Interacting With Intelligent Software

As our software embeds more human intelligence and more human behavior, we can expect to interact with it in a more human fashion. At one point, in the beginning of computing history, we would write programs on some form of media like punch cards or magnetic tape and then feed the media into computer memory, then wait for a line printer to begin chattering output. Today, we use a keyboard and a mouse, and sometimes a screen that can be touched for interaction.

Voice interfaces are beginning to function well but are still primitive and not widely used. Since we communicate most easily with other humans through vocal communication, it seems likely that software voice interfaces will also become a primary tool. Sub-vocal versions of voice interfaces will provide privacy.

As augmented information displays also become widely used, it will possible to accomplish some software use through menu interactions that that are not apparent to anybody other than the user. Menu item selection can be done with eye tracking and blink to click interfaces.
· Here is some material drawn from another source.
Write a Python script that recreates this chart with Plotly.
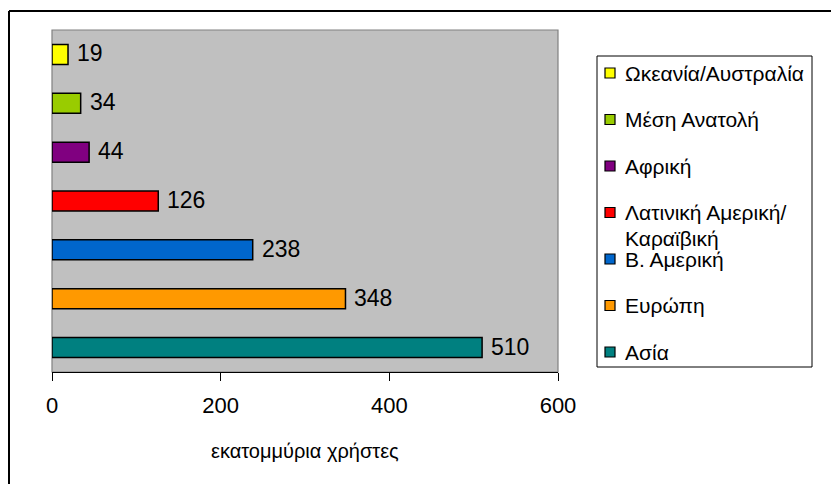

The primary response from software is also likely to be in audio/voice form with the software talking to us in an earpiece or audio implant. Visual information can also be displayed on contact lenses, visors/glasses, or any medium that provides the right contrast ratio.

Direct system to brain interfaces are in primitive development stages, and show great potential. They may encounter unanticipated difficulties and limitations, but if they become widely useful, they will make computer and networked information seem like an annex to our mind.

It is likely that we will be using a blend of all of these forms, according to the situation and the usefulness of the particular interface form.